If we listen to a singer, and we listen 'past' the music, right down to the detail of what we are actually hearing, we will notice that the flow of the singer's voice divides up into distinct chunks of sound. These may not always be entirely clear, but generally speaking it can be easily heard.
These chunks may coincide with the written words, but often don't. For example, final consonants of words may be chunked together with the beginning of the next word. Consider for example the short phrase 'Love ever after'. Let's say this holds for a moment on 'Love' before saying the next two words.
These can be further broken down into 'Steps' or sonic chunks as follows "Luuh - ve - va - ra +f+ ta". I have indicated the fricative 'f' as a being different because of its role as a pivot linking two sonic chunks.

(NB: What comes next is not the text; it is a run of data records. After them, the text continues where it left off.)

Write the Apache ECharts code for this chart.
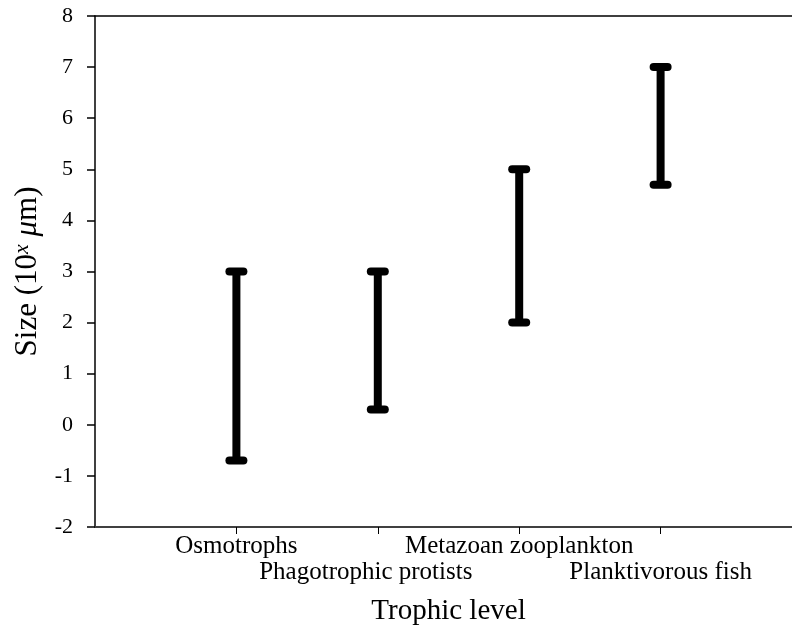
<!DOCTYPE html>
<html>
<head>
<meta charset="utf-8">
<script src="https://cdn.jsdelivr.net/npm/echarts@6/dist/echarts.min.js"></script>
<style>
  html, body { margin: 0; padding: 0; background: #fff; }
  #chart { width: 792px; height: 630px; }
</style>
</head>
<body>
<div id="chart"></div>
<script>
// trophic levels along the x axis
var categories = ['Osmotrophs', 'Phagotrophic protists', 'Metazoan zooplankton', 'Planktivorous fish']
var positions = [1, 2, 3, 4]
// size range, log10(um)
var sizeLow = [-0.7, 0.3, 2, 4.7]
var sizeHigh = [3, 3, 5, 7]
var yTicks = [-2, -1, 0, 1, 2, 3, 4, 5, 6, 7, 8]

var font = 'Liberation Serif, Times New Roman, serif'

var data = []
for (var i = 0; i < positions.length; i++) {
  data.push([positions[i], sizeLow[i], sizeHigh[i]])
}
// labels are staggered on two rows
var rowOne = positions.filter(function (p) { return p % 2 == 1 })
var rowTwo = positions.filter(function (p) { return p % 2 == 0 })

var chart = echarts.init(document.getElementById('chart'))

function renderBar(params, api) {
  var x = api.value(0)
  var top = api.coord([x, api.value(2)])
  var bot = api.coord([x, api.value(1)])
  var half = 7
  var st = { stroke: '#000', lineWidth: 8, lineCap: 'round' }
  return {
    type: 'group',
    children: [
      { type: 'line', shape: { x1: top[0], y1: top[1], x2: bot[0], y2: bot[1] }, style: { stroke: '#000', lineWidth: 8, lineCap: 'butt' } },
      { type: 'line', shape: { x1: top[0] - half, y1: top[1], x2: top[0] + half, y2: top[1] }, style: st },
      { type: 'line', shape: { x1: bot[0] - half, y1: bot[1], x2: bot[0] + half, y2: bot[1] }, style: st }
    ]
  }
}

function labelAxis(values, margin, showLine) {
  return {
    type: 'value',
    position: 'bottom',
    min: 0, max: 5, interval: 1,
    axisLine: { show: showLine, onZero: false, lineStyle: { color: '#404040', width: 2 } },
    axisTick: { show: true, length: 7, customValues: values, lineStyle: { color: '#000', width: 1 } },
    splitLine: { show: false },
    axisLabel: {
      customValues: values,
      showMinLabel: true,
      showMaxLabel: true,
      hideOverlap: false,
      margin: margin,
      fontFamily: font, fontSize: 25, color: '#000',
      formatter: function (v) {
        var name = categories[v - 1]
        if (v == 2) return '{s|' + name + '}'
        return name
      },
      rich: {
        s: { fontFamily: font, fontSize: 25, color: '#000', padding: [0, 24, 0, 0] }
      }
    }
  }
}

var xMain = labelAxis(rowOne, 7, true)
xMain.name = 'Trophic level'
xMain.nameLocation = 'middle'
xMain.nameGap = 70
xMain.nameTextStyle = { fontFamily: font, fontSize: 29, color: '#000' }
var xSecond = labelAxis(rowTwo, 33, false)

var option = {
  backgroundColor: '#fff',
  animation: false,
  grid: { left: 95, top: 16, right: -10, bottom: 103, containLabel: false, outerBoundsMode: 'none' },
  xAxis: [xMain, {
    type: 'value',
    position: 'top',
    min: 0, max: 5,
    axisLine: { show: true, onZero: false, lineStyle: { color: '#000', width: 1.5 } },
    axisTick: { show: false },
    axisLabel: { show: false },
    splitLine: { show: false }
  }, xSecond],
  yAxis: {
    type: 'value',
    min: yTicks[0], max: yTicks[yTicks.length - 1], interval: 1,
    name: '{a|Size (10}{sup|x}{b| μ}{a|m)}',
    nameLocation: 'middle',
    nameGap: 50,
    nameRotate: 90,
    nameTextStyle: {
      fontFamily: font, fontSize: 31, color: '#000',
      rich: {
        a: { fontFamily: font, fontSize: 31, color: '#000' },
        sup: { fontFamily: font, fontSize: 22, fontStyle: 'italic', color: '#000', verticalAlign: 'top', padding: [0, 0, 12, 0] },
        b: { fontFamily: font, fontSize: 31, fontStyle: 'italic', color: '#000' }
      }
    },
    axisLine: { show: true, onZero: false, lineStyle: { color: '#000', width: 1.5 } },
    axisTick: { show: true, length: 8, lineStyle: { color: '#000', width: 1.5 } },
    splitLine: { show: false },
    axisLabel: { margin: 22, fontFamily: font, fontSize: 22, color: '#000' }
  },
  series: [{
    type: 'custom',
    renderItem: renderBar,
    data: data,
    clip: false
  }]
}

chart.setOption(option)
</script>
</body>
</html>
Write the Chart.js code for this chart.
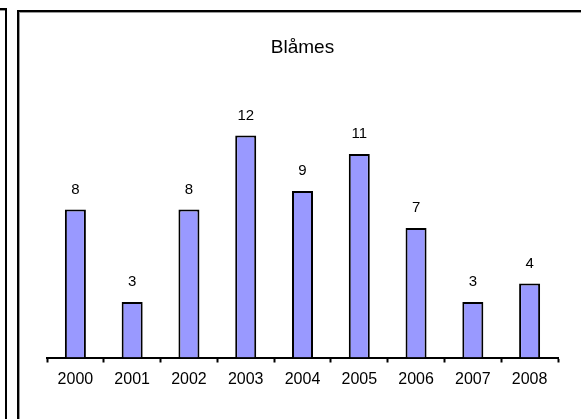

If singing could be liked to dance, each sonic chunk would be one footfall, or a momentary position of balance. To look at it another way, each chunk is for the singer a single specific action taken. The result of this action is the sonic chunk.
Each sonic chunk has a number of attributes: Timbre (brightness/darkness), attack (fast/slow), loudness (quiet/loud), pitch, intensity (breathy/hard), highness (head/chest) and the perceived syllable of lyric.
In order to control the sonic output, the singer perform a series of actions, during which she controls cord weight, air pressure, head/chest balance, pharyngeal width, the vertical position of the larynx, tongue position. All of these controls result in the correct sonic chunk being presented to the listener.
Furthermore, the singer is also thinking ahead and planning the and the path of any changes which happen during the current chunk as well as moving all the elements to a point ready for the production of the following chunk. Tongue, jaw and throat movements and changes all need to be planned and correctly executed in order to obtain a smooth flow of sound in the phrase. Each must connect seamlessly with those ahead and after itself.